** start of Dataset excerpts **
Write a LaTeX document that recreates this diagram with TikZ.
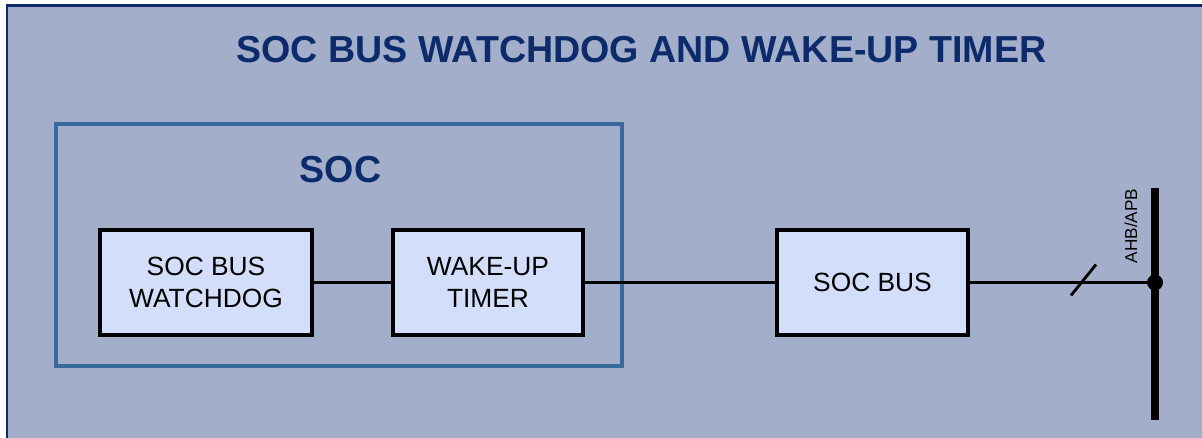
\documentclass[tikz,border=0pt]{standalone}
\usepackage{fontspec}
\setmainfont{Liberation Sans}
\definecolor{panelbg}{HTML}{A3AECA}
\definecolor{navy}{HTML}{0D2A6B}
\definecolor{socblue}{HTML}{386A9B}
\definecolor{blockfill}{HTML}{D3DEFA}

\begin{document}
\begin{tikzpicture}[x=0.02cm,y=-0.02cm,
    block/.style={draw=black, line width=1.8pt, fill=blockfill, align=center,
      font=\fontsize{15}{18.7}\selectfont, inner sep=0pt},
    wire/.style={line width=1.6pt}]
    \useasboundingbox (0,0) rectangle (1202,438) ;
    \clip (0,0) rectangle (1202,438) ;
    \draw[draw=navy, line width=1.7pt, fill=panelbg] (7,6) rectangle (1215,450) ;
    \node[text=navy, font=\fontsize{21.4}{24}\selectfont\bfseries] (title) at (641.5,50) {SOC BUS WATCHDOG AND WAKE-UP TIMER} ;
    \draw[socblue, line width=2.2pt] (56,124) rectangle (622,366) ;
    \node[text=navy, font=\fontsize{21.4}{24}\selectfont\bfseries] (soclabel) at (340.5,170) {SOC} ;
    \node[block, minimum width=4.24cm, minimum height=2.1cm] (watchdog) at (206,282.5) {SOC BUS\\WATCHDOG} ;
    \node[block, minimum width=3.8cm, minimum height=2.1cm] (timer) at (488,282.5) {WAKE-UP\\TIMER} ;
    \node[block, minimum width=3.82cm, minimum height=2.1cm] (socbus) at (872.5,282.5) {SOC BUS} ;
    \draw[line width=4.5pt] (1155,188) -- (1155,420) ;
    \fill (1155,282.5) circle (0.16cm) coordinate (tap) ;
    \node[rotate=90, font=\fontsize{9.8}{11}\selectfont] (ahb) at (1131,226) {AHB/APB} ;
    \draw[wire] (watchdog.east) -- (timer.west) ;
    \draw[wire] (timer.east) -- (socbus.west) ;
    \draw[wire] (socbus.east) -- (tap) ;
    \coordinate (cut) at (1083.5,282.5) ;
    \draw[wire] ([shift={(-12.5,13)}]cut) -- ([shift={(12.5,-18)}]cut) ;
  \end{tikzpicture}
\end{document}
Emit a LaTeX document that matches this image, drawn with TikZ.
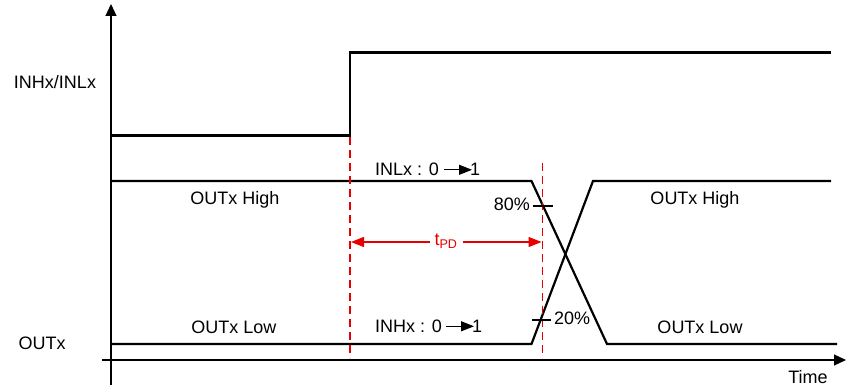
\documentclass[tikz,border=0pt]{standalone}
\usepackage{fontspec}
\setmainfont{Liberation Sans}
\usetikzlibrary{arrows.meta}
\definecolor{tred}{RGB}{230,0,0}
\tikzset{
  sig/.style={line width=2.2pt, line join=miter},
  axis/.style={line width=1.2pt, -{Triangle[length=12pt,width=11pt]}},
  guide/.style={tred, line width=1.2pt, dash pattern=on 8pt off 5pt},
  dim/.style={tred, line width=1.2pt, {Triangle[length=13pt,width=10pt]}-{Triangle[length=13pt,width=10pt]}},
  tick/.style={line width=1.2pt},
  lbl/.style={font=\fontsize{18}{21}\selectfont, inner sep=0pt},
  txtarr/.style={line width=1.2pt, -{Triangle[length=13pt,width=10pt]}},
}
\begin{document}
\begin{tikzpicture}[x=1pt,y=-1pt]
\useasboundingbox (0,0) rectangle (846,387);
% axes
\coordinate (yb) at (111,385);
\coordinate (yt) at (111,4);
\coordinate (xl) at (102,360);
\coordinate (xr) at (846,360);
\draw[axis] (yb) -- (yt);
\draw[axis] (xl) -- (xr);
% input signal
\draw[sig] (111,135.5) -- (350,135.5) -- (350,52.5) -- (831,52.5);
% outputs
\coordinate (f0) at (531.5,181);
\coordinate (f1) at (607,344);
\coordinate (r0) at (531.5,344);
\coordinate (r1) at (593,181);
\draw[sig] (111,181) -- (f0) -- (f1) -- (837,344);
\draw[sig] (111,344) -- (r0) -- (r1) -- (831,181);
% guides
\coordinate (g1t) at (350,137);
\coordinate (g1b) at (350,358);
\coordinate (g2t) at (542.3,163);
\coordinate (g2b) at (542.3,358);
\draw[guide] (g1t) -- (g1b);
\draw[guide] (g2t) -- (g2b);
% tPD
\coordinate (d0) at (351,242);
\coordinate (d1) at (541.5,242);
\draw[dim] (d0) -- (d1);
\node[lbl, text=tred, fill=white, inner xsep=5pt, inner ysep=1pt, anchor=base] (tpd) at (446,246) {t\textsubscript{PD}};
% percentage ticks
\coordinate (t8a) at (533,206);
\coordinate (t8b) at (553,206);
\coordinate (t2a) at (532,320);
\coordinate (t2b) at (551,320);
\draw[tick] (t8a) -- (t8b);
\draw[tick] (t2a) -- (t2b);
\node[lbl, anchor=base east] (p80) at (530,211) {80\%};
\node[lbl, anchor=base west] (p20) at (554,325) {20\%};
% labels
\node[lbl, anchor=base] (inh) at (55,89) {INHx/INLx};
\node[lbl, anchor=base] (outx) at (42,349.5) {OUTx};
\node[lbl, anchor=base] (oh1) at (235,205) {OUTx High};
\node[lbl, anchor=base] (oh2) at (695,205) {OUTx High};
\node[lbl, anchor=base] (ol1) at (234,333.5) {OUTx Low};
\node[lbl, anchor=base] (ol2) at (700,333.5) {OUTx Low};
\node[lbl, anchor=base] (time) at (808,383) {Time};
% transition notes
\node[lbl, anchor=base west] (inl) at (375,175.5) {INLx : 0};
\node[lbl, anchor=base west] (inl1) at (470,175.5) {1};
\draw[txtarr] ([xshift=5pt,yshift=5.7pt]inl.base east) -- ([xshift=2pt,yshift=5.7pt]inl1.base west);
\node[lbl, anchor=base west] (inhn) at (375,332) {INHx : 0};
\node[lbl, anchor=base west] (inhn1) at (472,332) {1};
\draw[txtarr] ([xshift=4pt,yshift=5.7pt]inhn.base east) -- ([xshift=2pt,yshift=5.7pt]inhn1.base west);
\end{tikzpicture}
\end{document}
** end of Dataset excerpts **
» Task details
Give the entries again without a single change, but with no pictures.

» Task response
Write a LaTeX document that recreates this diagram with TikZ.
\documentclass[tikz,border=0pt]{standalone}
\usepackage{fontspec}
\setmainfont{Liberation Sans}
\definecolor{panelbg}{HTML}{A3AECA}
\definecolor{navy}{HTML}{0D2A6B}
\definecolor{socblue}{HTML}{386A9B}
\definecolor{blockfill}{HTML}{D3DEFA}

\begin{document}
\begin{tikzpicture}[x=0.02cm,y=-0.02cm,
    block/.style={draw=black, line width=1.8pt, fill=blockfill, align=center,
      font=\fontsize{15}{18.7}\selectfont, inner sep=0pt},
    wire/.style={line width=1.6pt}]
    \useasboundingbox (0,0) rectangle (1202,438) ;
    \clip (0,0) rectangle (1202,438) ;
    \draw[draw=navy, line width=1.7pt, fill=panelbg] (7,6) rectangle (1215,450) ;
    \node[text=navy, font=\fontsize{21.4}{24}\selectfont\bfseries] (title) at (641.5,50) {SOC BUS WATCHDOG AND WAKE-UP TIMER} ;
    \draw[socblue, line width=2.2pt] (56,124) rectangle (622,366) ;
    \node[text=navy, font=\fontsize{21.4}{24}\selectfont\bfseries] (soclabel) at (340.5,170) {SOC} ;
    \node[block, minimum width=4.24cm, minimum height=2.1cm] (watchdog) at (206,282.5) {SOC BUS\\WATCHDOG} ;
    \node[block, minimum width=3.8cm, minimum height=2.1cm] (timer) at (488,282.5) {WAKE-UP\\TIMER} ;
    \node[block, minimum width=3.82cm, minimum height=2.1cm] (socbus) at (872.5,282.5) {SOC BUS} ;
    \draw[line width=4.5pt] (1155,188) -- (1155,420) ;
    \fill (1155,282.5) circle (0.16cm) coordinate (tap) ;
    \node[rotate=90, font=\fontsize{9.8}{11}\selectfont] (ahb) at (1131,226) {AHB/APB} ;
    \draw[wire] (watchdog.east) -- (timer.west) ;
    \draw[wire] (timer.east) -- (socbus.west) ;
    \draw[wire] (socbus.east) -- (tap) ;
    \coordinate (cut) at (1083.5,282.5) ;
    \draw[wire] ([shift={(-12.5,13)}]cut) -- ([shift={(12.5,-18)}]cut) ;
  \end{tikzpicture}
\end{document}
Emit a LaTeX document that matches this image, drawn with TikZ.
\documentclass[tikz,border=0pt]{standalone}
\usepackage{fontspec}
\setmainfont{Liberation Sans}
\usetikzlibrary{arrows.meta}
\definecolor{tred}{RGB}{230,0,0}
\tikzset{
  sig/.style={line width=2.2pt, line join=miter},
  axis/.style={line width=1.2pt, -{Triangle[length=12pt,width=11pt]}},
  guide/.style={tred, line width=1.2pt, dash pattern=on 8pt off 5pt},
  dim/.style={tred, line width=1.2pt, {Triangle[length=13pt,width=10pt]}-{Triangle[length=13pt,width=10pt]}},
  tick/.style={line width=1.2pt},
  lbl/.style={font=\fontsize{18}{21}\selectfont, inner sep=0pt},
  txtarr/.style={line width=1.2pt, -{Triangle[length=13pt,width=10pt]}},
}
\begin{document}
\begin{tikzpicture}[x=1pt,y=-1pt]
\useasboundingbox (0,0) rectangle (846,387);
% axes
\coordinate (yb) at (111,385);
\coordinate (yt) at (111,4);
\coordinate (xl) at (102,360);
\coordinate (xr) at (846,360);
\draw[axis] (yb) -- (yt);
\draw[axis] (xl) -- (xr);
% input signal
\draw[sig] (111,135.5) -- (350,135.5) -- (350,52.5) -- (831,52.5);
% outputs
\coordinate (f0) at (531.5,181);
\coordinate (f1) at (607,344);
\coordinate (r0) at (531.5,344);
\coordinate (r1) at (593,181);
\draw[sig] (111,181) -- (f0) -- (f1) -- (837,344);
\draw[sig] (111,344) -- (r0) -- (r1) -- (831,181);
% guides
\coordinate (g1t) at (350,137);
\coordinate (g1b) at (350,358);
\coordinate (g2t) at (542.3,163);
\coordinate (g2b) at (542.3,358);
\draw[guide] (g1t) -- (g1b);
\draw[guide] (g2t) -- (g2b);
% tPD
\coordinate (d0) at (351,242);
\coordinate (d1) at (541.5,242);
\draw[dim] (d0) -- (d1);
\node[lbl, text=tred, fill=white, inner xsep=5pt, inner ysep=1pt, anchor=base] (tpd) at (446,246) {t\textsubscript{PD}};
% percentage ticks
\coordinate (t8a) at (533,206);
\coordinate (t8b) at (553,206);
\coordinate (t2a) at (532,320);
\coordinate (t2b) at (551,320);
\draw[tick] (t8a) -- (t8b);
\draw[tick] (t2a) -- (t2b);
\node[lbl, anchor=base east] (p80) at (530,211) {80\%};
\node[lbl, anchor=base west] (p20) at (554,325) {20\%};
% labels
\node[lbl, anchor=base] (inh) at (55,89) {INHx/INLx};
\node[lbl, anchor=base] (outx) at (42,349.5) {OUTx};
\node[lbl, anchor=base] (oh1) at (235,205) {OUTx High};
\node[lbl, anchor=base] (oh2) at (695,205) {OUTx High};
\node[lbl, anchor=base] (ol1) at (234,333.5) {OUTx Low};
\node[lbl, anchor=base] (ol2) at (700,333.5) {OUTx Low};
\node[lbl, anchor=base] (time) at (808,383) {Time};
% transition notes
\node[lbl, anchor=base west] (inl) at (375,175.5) {INLx : 0};
\node[lbl, anchor=base west] (inl1) at (470,175.5) {1};
\draw[txtarr] ([xshift=5pt,yshift=5.7pt]inl.base east) -- ([xshift=2pt,yshift=5.7pt]inl1.base west);
\node[lbl, anchor=base west] (inhn) at (375,332) {INHx : 0};
\node[lbl, anchor=base west] (inhn1) at (472,332) {1};
\draw[txtarr] ([xshift=4pt,yshift=5.7pt]inhn.base east) -- ([xshift=2pt,yshift=5.7pt]inhn1.base west);
\end{tikzpicture}
\end{document}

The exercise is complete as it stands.